The Cummins-Meritor Combination comprised the acquisition of sole control of Meritor by Cummins by way of a reverse triangular merger, where Rose NewCo Inc, a company newly incorporated by Cummins, merged with and into Meritor, and Meritor survived as a directly wholly owned subsidiary of Cummins. 

Cummins has been asked to pay the penalty within 60 days from the date of receipt of the CCI’s order.

Gun jumping essentially means acting before the appropriate time. It refers to situations where a party or parties to a combination consummate a transaction wholly or partly before CCI approves the transaction, thereby violating standstill obligations.

The Merger control regime in India is ex-ante. All combinations above a certain financial threshold are required to be notified to CCI,  and the combination cannot be consummated until approved by the Commission. Section 6(2) of the Act obligates the parties to give notice to CCI disclosing the details of the proposed combination. 

CCI found that the Cummins-Meritor Combination was consummated on August 3 last year, much ahead of November 2, 2023 when the Notice of the transaction was given to CCI.  

This was considered a legal infringement as a notice in Section 6(2) of the Competition Act was required to be given by Cummins Inc before consummation of the Combination (in this case Cummins-Meritor Combination).

Also, the parties to the transaction were required to observe a standstill obligation for 210 days from the date of giving notice to the Commission or date of approval by the Commission, whichever is earlier. 

With legal infringements on both counts— transaction getting consummated without giving Notice to CCI and both parties to the deal not adhering to the 210 days standstill, the CCI issued show cause notice to Cummins on why penalty should not be levied on this count.

Cummins is a global supplier that designs, manufactures, distributes and services diesel, natural gas, electric and hybrid powertrains and powertrain-related components.

Meritor is a global supplier of axles, brakes, and other modules and components to original equipment manufacturers and the aftermarket for the commercial vehicle, transportation and industrial sectors. Its principal products are axles, drivelines, brakes, and suspension systems.

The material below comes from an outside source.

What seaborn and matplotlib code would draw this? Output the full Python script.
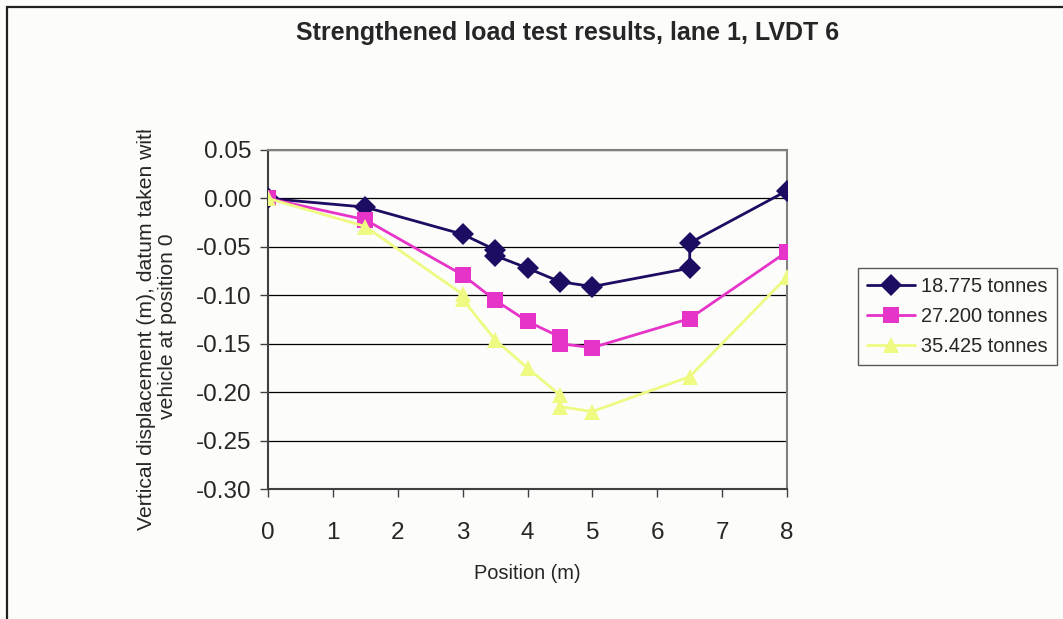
import pandas as pd
import numpy as np
import matplotlib.pyplot as plt
import seaborn as sns
from matplotlib.patches import Rectangle
from matplotlib.transforms import Bbox

# dati
pos_18 = [0, 1.5, 3, 3.5, 3.5, 4, 4.5, 5, 6.5, 6.5, 8]
disp_18 = [0.000, -0.009, -0.037, -0.053, -0.059, -0.072, -0.086, -0.091, -0.072, -0.046, 0.008]

pos_27 = [0, 1.5, 3, 3.5, 4, 4.5, 4.5, 5, 6.5, 8]
disp_27 = [0.000, -0.022, -0.079, -0.105, -0.127, -0.143, -0.150, -0.154, -0.124, -0.055]

pos_35 = [0, 1.5, 3, 3, 3.5, 4, 4.5, 4.5, 5, 6.5, 8]
disp_35 = [0.000, -0.029, -0.099, -0.104, -0.146, -0.175, -0.203, -0.215, -0.220, -0.184, -0.081]

serie = ['18.775 tonnes', '27.200 tonnes', '35.425 tonnes']
colori = ['#1E0B62', '#E633C8', '#EEFA82']
marker = ['D', 's', '^']
y_ticks = [-0.30, -0.25, -0.20, -0.15, -0.10, -0.05, 0.00, 0.05]

df = pd.concat([
    pd.DataFrame({'pos': pos_18, 'disp': disp_18, 'carico': serie[0]}),
    pd.DataFrame({'pos': pos_27, 'disp': disp_27, 'carico': serie[1]}),
    pd.DataFrame({'pos': pos_35, 'disp': disp_35, 'carico': serie[2]}),
], ignore_index=True)

sns.set_style('white')
plt.rcParams['font.family'] = ['Liberation Sans', 'DejaVu Sans']

fig = plt.figure(figsize=(10.63, 6.19), dpi=100, facecolor='#FCFCFA')
ax = fig.add_axes([0.2521, 0.2100, 0.4883, 0.5477])
ax.set_facecolor('#FCFCFA')

# cornice esterna del grafico
fig.patches.append(Rectangle((7 / 1063, -0.1), 1.2, 1 - 7 / 619 + 0.1, transform=fig.transFigure,
                             fill=False, edgecolor='#202020', linewidth=1.6, zorder=0))

sns.lineplot(data=df, x='pos', y='disp', hue='carico', style='carico',
             palette=dict(zip(serie, colori)), markers=dict(zip(serie, marker)),
             dashes=False, sort=False, estimator=None, linewidth=2,
             markersize=11, markeredgewidth=0, ax=ax, zorder=3)

ax.set_xlim(0, 8)
ax.set_ylim(-0.30, 0.05)
ax.set_xticks(range(0, 9))
ax.set_yticks(y_ticks)
ax.set_yticklabels([f'{v:.2f}' for v in y_ticks])
ax.tick_params(axis='both', labelsize=17.5, direction='out', length=6, width=1,
               color='#404040', left=True, bottom=True)
ax.tick_params(axis='x', pad=18)
ax.tick_params(axis='y', pad=6)

ax.yaxis.grid(True, color='black', linewidth=0.9)
ax.xaxis.grid(False)
for s in ['top', 'right']:
    ax.spines[s].set_color('#808080')
    ax.spines[s].set_linewidth(1.5)
for s in ['left', 'bottom']:
    ax.spines[s].set_color('#404040')
    ax.spines[s].set_linewidth(1.5)

ax.set_xlabel('Position (m)', fontsize=14.4, labelpad=14)
ax.set_ylabel('')
# etichetta asse y tagliata in alto come nell'originale
t = fig.text(157 / 1063, 1 - 326 / 619, 'Vertical displacement (m), datum taken with\nvehicle at position 0',
             rotation=90, ha='center', va='center', fontsize=15.2, linespacing=1.15)
t.set_clip_box(Bbox.from_extents(0, 0, 1063, 619 - 130))

fig.suptitle('Strengthened load test results, lane 1, LVDT 6', x=0.5335, y=1 - 33 / 619,
             va='center', fontsize=18, fontweight='bold')

leg = ax.legend(loc='upper left', bbox_to_anchor=(858 / 1063, 1 - 268 / 619),
                bbox_transform=fig.transFigure, fontsize=14.4,
                frameon=True, fancybox=False, edgecolor='#303030', handlelength=2.4,
                borderpad=0.45, labelspacing=0.55, handletextpad=0.3, borderaxespad=0,
                title=None)
leg.get_frame().set_linewidth(1.0)
leg.get_frame().set_facecolor('#FCFCFA')

plt.savefig('out.png', dpi=100, facecolor=fig.get_facecolor())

In its response to the SCN and during the oral hearing allowed on July 25, Cummins had primarily argued that failure to notify the transaction to CCI was a result of a bona fide error by Meritor in computing its turnover in India, and upon knowing about the error, Cummins notified the transaction to the Commission.

CCI has, in its order, highlighted that Section 43A of the Competition Act makes it abundantly clear that it’s provisions get attracted if there is a failure to give notice to the Commission by the parties under Section 6(2) of the Act, irrespective of whether it was inadvertent or intentional.

“The argument about error is not relevant for determining whether section 43A of the Competition Act gets attracted to a case or not. Cummins does not get absolved from the duty cast upon it by the Act, merely on the ground of an error in assessing the applicability of the de minimis exemption”, said the CCI order.